Task instructions: Go from the first line to the line with "W, H = 1200, 378" and return those lines verbatim, ends included.

Raw data:

^^^^

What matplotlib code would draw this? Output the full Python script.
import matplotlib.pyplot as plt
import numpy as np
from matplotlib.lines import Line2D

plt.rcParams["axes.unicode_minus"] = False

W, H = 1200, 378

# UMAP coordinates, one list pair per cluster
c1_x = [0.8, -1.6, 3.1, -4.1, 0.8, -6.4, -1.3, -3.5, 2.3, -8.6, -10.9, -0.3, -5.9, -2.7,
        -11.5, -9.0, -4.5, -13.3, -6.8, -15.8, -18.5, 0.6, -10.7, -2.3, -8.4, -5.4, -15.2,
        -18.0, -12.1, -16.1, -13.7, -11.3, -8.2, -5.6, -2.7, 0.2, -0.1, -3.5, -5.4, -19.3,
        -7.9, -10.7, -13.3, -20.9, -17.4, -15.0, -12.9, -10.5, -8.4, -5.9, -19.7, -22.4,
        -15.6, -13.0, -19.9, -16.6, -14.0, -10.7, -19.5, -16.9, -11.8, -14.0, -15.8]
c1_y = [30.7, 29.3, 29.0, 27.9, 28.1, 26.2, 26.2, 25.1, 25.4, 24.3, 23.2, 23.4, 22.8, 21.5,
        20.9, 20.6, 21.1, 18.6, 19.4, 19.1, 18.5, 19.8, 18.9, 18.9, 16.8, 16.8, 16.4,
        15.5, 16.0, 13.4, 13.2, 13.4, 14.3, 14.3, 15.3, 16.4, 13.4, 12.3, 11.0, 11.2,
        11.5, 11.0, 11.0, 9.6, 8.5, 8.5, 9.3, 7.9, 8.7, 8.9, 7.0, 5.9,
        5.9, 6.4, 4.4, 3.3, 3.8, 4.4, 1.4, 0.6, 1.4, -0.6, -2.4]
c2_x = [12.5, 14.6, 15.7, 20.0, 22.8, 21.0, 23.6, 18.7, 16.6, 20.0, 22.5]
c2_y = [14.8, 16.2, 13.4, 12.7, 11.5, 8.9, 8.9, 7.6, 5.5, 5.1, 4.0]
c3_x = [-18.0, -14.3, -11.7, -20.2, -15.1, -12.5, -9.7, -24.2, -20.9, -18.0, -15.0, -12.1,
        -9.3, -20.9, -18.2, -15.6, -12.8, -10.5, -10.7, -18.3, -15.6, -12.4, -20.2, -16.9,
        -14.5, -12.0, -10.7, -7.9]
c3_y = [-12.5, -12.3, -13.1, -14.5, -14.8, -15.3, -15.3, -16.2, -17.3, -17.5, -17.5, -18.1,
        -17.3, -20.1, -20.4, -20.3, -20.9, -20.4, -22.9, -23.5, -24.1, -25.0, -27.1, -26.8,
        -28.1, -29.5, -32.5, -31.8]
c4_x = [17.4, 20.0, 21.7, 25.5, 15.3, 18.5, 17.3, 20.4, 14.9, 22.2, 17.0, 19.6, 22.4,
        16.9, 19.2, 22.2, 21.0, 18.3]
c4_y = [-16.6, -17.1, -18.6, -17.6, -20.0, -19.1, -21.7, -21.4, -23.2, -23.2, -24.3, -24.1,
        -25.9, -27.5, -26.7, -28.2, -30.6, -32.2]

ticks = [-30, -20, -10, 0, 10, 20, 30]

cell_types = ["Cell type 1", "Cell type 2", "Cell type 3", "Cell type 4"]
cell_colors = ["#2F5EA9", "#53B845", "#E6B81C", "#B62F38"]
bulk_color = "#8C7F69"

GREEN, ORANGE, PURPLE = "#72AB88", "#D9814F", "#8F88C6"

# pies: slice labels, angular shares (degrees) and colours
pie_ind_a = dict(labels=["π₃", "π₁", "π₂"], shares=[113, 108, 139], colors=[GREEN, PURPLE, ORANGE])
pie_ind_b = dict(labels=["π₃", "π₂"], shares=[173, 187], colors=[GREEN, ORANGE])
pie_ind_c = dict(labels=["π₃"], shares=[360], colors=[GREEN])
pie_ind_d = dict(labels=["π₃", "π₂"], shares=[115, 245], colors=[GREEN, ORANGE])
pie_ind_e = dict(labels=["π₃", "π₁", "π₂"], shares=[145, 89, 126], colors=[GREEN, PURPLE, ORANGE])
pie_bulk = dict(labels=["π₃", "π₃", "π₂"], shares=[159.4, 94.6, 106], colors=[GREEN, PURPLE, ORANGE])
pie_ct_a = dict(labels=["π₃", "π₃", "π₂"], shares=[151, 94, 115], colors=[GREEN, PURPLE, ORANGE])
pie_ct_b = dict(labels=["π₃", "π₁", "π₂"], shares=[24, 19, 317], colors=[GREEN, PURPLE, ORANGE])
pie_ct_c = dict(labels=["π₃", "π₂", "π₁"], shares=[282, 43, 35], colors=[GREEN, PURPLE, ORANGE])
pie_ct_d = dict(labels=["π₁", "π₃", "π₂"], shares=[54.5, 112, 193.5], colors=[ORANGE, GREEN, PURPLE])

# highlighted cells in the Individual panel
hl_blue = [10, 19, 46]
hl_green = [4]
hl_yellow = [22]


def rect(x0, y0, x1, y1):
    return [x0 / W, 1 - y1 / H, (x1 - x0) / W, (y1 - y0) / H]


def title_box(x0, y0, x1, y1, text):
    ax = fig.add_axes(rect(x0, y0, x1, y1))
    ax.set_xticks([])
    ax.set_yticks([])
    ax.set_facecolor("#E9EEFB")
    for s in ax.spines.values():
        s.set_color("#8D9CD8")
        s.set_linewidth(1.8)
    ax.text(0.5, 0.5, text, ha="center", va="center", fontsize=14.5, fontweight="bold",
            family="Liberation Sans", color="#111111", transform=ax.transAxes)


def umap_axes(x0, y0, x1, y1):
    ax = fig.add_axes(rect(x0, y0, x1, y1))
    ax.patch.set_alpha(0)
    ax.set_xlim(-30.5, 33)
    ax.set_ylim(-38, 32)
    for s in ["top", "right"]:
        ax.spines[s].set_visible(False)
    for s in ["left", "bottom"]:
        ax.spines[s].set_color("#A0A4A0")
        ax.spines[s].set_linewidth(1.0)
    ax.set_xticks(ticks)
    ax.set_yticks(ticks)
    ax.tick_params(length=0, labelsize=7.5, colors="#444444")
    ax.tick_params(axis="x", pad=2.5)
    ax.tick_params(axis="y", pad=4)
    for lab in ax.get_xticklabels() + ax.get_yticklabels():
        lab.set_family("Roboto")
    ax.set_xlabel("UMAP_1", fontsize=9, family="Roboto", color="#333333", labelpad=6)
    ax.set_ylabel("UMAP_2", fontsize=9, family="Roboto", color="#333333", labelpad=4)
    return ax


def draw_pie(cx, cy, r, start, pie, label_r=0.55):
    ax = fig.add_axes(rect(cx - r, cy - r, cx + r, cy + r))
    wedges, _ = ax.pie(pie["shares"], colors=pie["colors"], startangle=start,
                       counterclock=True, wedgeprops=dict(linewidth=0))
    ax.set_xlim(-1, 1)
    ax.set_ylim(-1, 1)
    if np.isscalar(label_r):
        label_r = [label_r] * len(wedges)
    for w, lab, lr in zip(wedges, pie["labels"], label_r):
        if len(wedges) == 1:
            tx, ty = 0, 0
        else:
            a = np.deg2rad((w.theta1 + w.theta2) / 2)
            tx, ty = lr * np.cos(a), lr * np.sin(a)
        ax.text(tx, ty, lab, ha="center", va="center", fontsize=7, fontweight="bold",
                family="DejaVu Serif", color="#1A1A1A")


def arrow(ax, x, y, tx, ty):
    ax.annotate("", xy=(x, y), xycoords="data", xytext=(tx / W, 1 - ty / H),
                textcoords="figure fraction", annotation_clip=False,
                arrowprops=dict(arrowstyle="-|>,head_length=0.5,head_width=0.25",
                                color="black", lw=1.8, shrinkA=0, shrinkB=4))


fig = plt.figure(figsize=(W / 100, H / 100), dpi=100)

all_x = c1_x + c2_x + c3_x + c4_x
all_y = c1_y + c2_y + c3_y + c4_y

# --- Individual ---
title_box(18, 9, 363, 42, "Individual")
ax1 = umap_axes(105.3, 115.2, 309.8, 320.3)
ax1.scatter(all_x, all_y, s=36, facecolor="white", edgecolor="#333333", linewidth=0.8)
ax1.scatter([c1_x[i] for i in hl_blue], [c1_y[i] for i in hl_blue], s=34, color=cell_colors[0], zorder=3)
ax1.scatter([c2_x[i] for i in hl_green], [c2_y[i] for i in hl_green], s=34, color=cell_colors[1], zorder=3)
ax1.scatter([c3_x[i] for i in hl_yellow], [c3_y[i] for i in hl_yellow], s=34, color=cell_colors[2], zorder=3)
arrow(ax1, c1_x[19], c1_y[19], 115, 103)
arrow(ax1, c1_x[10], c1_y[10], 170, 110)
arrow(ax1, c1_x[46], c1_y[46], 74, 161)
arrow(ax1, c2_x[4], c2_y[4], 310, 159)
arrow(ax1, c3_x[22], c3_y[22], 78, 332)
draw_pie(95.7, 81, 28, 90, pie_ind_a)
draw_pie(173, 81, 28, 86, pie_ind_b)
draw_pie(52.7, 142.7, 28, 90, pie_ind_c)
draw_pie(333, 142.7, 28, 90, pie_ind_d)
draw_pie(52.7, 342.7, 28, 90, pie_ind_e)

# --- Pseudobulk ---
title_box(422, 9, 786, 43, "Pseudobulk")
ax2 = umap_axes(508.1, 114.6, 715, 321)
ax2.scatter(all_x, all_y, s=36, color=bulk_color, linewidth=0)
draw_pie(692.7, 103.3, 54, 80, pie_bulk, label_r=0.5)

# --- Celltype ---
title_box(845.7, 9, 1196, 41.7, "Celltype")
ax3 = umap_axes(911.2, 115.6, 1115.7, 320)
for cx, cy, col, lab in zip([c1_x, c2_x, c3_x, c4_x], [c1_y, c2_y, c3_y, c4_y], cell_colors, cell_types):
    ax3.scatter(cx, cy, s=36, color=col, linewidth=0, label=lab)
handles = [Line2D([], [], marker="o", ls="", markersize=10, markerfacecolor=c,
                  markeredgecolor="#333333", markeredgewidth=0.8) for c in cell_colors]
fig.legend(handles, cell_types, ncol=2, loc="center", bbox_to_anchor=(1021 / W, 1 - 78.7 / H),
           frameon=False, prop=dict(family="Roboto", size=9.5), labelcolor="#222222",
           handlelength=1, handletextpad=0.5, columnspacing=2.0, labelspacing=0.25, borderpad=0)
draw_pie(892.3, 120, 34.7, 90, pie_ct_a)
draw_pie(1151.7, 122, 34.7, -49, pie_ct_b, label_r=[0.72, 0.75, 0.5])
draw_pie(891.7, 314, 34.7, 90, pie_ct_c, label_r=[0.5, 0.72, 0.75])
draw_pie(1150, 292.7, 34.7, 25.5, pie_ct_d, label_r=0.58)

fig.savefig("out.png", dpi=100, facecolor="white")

^^^^

Task result:
What matplotlib code would draw this? Output the full Python script.
import matplotlib.pyplot as plt
import numpy as np
from matplotlib.lines import Line2D

plt.rcParams["axes.unicode_minus"] = False

W, H = 1200, 378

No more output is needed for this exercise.